▶ _EXERCISE TASK_: Pull out every line below containing the word "with".

══ SUPPLIED MATERIAL

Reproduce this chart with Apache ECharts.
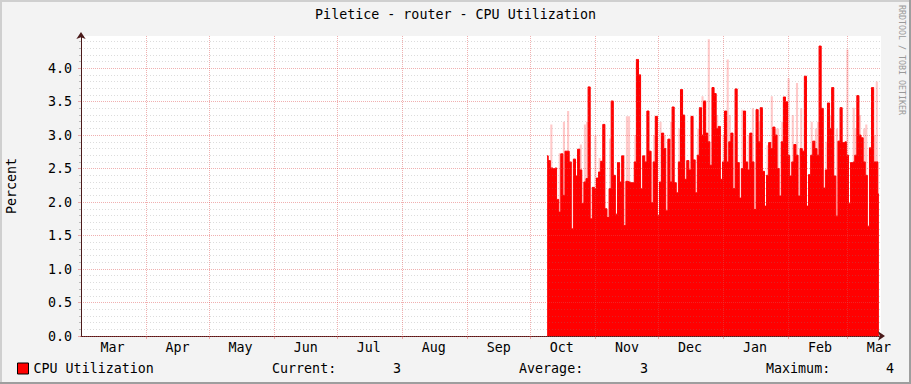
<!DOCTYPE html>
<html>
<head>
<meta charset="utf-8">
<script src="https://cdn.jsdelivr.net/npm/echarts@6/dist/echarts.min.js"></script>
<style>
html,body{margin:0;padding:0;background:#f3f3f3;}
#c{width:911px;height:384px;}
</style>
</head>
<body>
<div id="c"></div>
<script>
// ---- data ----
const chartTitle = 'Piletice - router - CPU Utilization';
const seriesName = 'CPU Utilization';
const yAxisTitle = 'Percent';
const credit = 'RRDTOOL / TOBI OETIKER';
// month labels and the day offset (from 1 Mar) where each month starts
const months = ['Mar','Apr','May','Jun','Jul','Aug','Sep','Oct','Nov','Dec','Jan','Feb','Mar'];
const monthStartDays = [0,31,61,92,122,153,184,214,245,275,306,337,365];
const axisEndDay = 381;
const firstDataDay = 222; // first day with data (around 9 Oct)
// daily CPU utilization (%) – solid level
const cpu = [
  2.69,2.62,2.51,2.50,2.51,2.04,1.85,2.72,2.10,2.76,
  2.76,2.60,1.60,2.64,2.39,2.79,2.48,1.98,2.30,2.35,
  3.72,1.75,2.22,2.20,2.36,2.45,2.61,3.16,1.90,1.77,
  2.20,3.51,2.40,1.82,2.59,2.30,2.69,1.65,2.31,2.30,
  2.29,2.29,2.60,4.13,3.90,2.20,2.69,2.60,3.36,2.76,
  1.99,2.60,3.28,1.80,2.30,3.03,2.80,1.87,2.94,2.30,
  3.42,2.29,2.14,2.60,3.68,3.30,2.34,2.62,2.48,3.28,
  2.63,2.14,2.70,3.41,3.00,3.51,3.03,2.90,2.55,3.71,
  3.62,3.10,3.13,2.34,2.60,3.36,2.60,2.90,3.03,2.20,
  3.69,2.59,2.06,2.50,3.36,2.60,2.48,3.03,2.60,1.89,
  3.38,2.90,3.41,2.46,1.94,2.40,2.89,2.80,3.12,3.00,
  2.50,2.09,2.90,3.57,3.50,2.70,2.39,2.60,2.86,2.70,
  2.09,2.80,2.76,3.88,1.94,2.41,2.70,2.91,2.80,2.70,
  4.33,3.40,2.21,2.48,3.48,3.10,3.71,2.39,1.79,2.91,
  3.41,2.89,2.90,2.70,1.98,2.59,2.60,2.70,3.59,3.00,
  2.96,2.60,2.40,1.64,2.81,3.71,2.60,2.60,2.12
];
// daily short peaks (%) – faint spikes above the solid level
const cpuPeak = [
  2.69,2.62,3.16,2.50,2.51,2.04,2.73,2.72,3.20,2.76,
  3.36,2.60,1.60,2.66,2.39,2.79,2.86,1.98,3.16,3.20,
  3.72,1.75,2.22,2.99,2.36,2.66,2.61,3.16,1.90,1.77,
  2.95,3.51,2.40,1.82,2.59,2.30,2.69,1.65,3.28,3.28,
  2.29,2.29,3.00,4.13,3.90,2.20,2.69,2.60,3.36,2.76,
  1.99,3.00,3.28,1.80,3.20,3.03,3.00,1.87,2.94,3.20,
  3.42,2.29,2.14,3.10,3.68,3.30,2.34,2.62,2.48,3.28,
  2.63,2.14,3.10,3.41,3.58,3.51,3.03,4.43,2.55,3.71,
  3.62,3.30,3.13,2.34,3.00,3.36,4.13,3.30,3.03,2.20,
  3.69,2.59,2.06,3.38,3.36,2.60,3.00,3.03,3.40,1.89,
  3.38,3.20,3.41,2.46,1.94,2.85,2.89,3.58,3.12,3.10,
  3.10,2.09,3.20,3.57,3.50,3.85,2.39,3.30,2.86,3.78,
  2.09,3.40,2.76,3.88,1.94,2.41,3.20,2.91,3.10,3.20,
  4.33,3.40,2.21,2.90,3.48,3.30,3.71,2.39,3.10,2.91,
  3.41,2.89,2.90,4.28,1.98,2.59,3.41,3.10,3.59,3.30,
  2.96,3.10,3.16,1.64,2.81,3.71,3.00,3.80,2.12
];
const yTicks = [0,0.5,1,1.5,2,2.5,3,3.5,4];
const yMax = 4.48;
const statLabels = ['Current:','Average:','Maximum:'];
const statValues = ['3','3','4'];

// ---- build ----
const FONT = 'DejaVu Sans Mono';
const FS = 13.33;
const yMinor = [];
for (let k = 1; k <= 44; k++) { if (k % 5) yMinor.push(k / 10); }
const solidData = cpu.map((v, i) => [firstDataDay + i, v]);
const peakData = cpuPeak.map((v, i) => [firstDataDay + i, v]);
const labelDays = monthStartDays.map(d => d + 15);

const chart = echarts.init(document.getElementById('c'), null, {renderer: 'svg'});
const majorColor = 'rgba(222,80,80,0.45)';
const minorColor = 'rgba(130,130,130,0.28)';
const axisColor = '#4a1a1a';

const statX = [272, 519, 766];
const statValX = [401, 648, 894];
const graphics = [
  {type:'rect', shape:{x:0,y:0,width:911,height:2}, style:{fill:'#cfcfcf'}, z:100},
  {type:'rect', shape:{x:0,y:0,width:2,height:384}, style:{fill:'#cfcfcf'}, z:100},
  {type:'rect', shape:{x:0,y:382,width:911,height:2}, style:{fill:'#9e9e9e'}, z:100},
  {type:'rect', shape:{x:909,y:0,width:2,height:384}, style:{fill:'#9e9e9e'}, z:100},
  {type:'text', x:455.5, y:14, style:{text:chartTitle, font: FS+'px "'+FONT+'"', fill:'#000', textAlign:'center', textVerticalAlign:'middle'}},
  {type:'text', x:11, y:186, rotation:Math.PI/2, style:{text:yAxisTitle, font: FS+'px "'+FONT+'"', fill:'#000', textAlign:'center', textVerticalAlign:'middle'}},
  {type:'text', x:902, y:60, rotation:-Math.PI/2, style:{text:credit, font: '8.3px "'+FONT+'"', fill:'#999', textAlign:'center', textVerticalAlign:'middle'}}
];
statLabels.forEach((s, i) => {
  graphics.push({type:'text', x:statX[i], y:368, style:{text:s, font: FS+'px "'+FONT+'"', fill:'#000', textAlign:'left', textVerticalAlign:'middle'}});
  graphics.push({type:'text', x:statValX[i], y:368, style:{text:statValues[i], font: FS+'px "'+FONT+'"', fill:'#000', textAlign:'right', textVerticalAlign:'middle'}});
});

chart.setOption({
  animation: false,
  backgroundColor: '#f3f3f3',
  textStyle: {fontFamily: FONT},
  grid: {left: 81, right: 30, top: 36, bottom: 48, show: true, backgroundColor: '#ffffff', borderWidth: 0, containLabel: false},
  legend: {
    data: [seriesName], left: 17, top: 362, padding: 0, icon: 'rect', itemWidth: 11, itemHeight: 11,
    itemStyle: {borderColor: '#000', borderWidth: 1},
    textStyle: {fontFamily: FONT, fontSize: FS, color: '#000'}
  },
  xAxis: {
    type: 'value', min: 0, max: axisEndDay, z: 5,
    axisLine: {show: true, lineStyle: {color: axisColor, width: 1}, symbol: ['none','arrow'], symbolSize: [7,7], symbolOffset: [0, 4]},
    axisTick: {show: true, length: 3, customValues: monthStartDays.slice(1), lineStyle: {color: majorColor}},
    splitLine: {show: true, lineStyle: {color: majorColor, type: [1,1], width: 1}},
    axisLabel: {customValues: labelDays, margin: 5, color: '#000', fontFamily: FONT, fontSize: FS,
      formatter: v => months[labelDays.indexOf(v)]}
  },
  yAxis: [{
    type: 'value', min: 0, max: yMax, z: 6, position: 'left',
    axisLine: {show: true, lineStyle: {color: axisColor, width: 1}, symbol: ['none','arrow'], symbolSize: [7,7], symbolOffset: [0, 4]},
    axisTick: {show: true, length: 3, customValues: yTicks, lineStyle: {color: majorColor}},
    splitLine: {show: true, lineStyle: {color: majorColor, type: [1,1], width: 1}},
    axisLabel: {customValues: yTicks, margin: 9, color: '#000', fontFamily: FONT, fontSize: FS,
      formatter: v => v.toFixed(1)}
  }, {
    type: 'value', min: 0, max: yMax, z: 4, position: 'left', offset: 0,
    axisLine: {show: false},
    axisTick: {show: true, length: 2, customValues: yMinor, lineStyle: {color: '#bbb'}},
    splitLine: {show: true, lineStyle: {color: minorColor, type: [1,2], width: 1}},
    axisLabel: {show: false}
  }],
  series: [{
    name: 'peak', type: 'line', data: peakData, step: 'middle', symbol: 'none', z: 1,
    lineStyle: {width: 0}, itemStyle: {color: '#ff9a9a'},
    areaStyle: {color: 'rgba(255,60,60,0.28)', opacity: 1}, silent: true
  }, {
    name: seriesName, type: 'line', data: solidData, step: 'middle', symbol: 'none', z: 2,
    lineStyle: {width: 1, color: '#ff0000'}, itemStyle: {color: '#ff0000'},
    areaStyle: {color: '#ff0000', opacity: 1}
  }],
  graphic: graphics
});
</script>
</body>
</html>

════

▶ _CORRECT RESULT_:
Reproduce this chart with Apache ECharts.
const firstDataDay = 222; // first day with data (around 9 Oct)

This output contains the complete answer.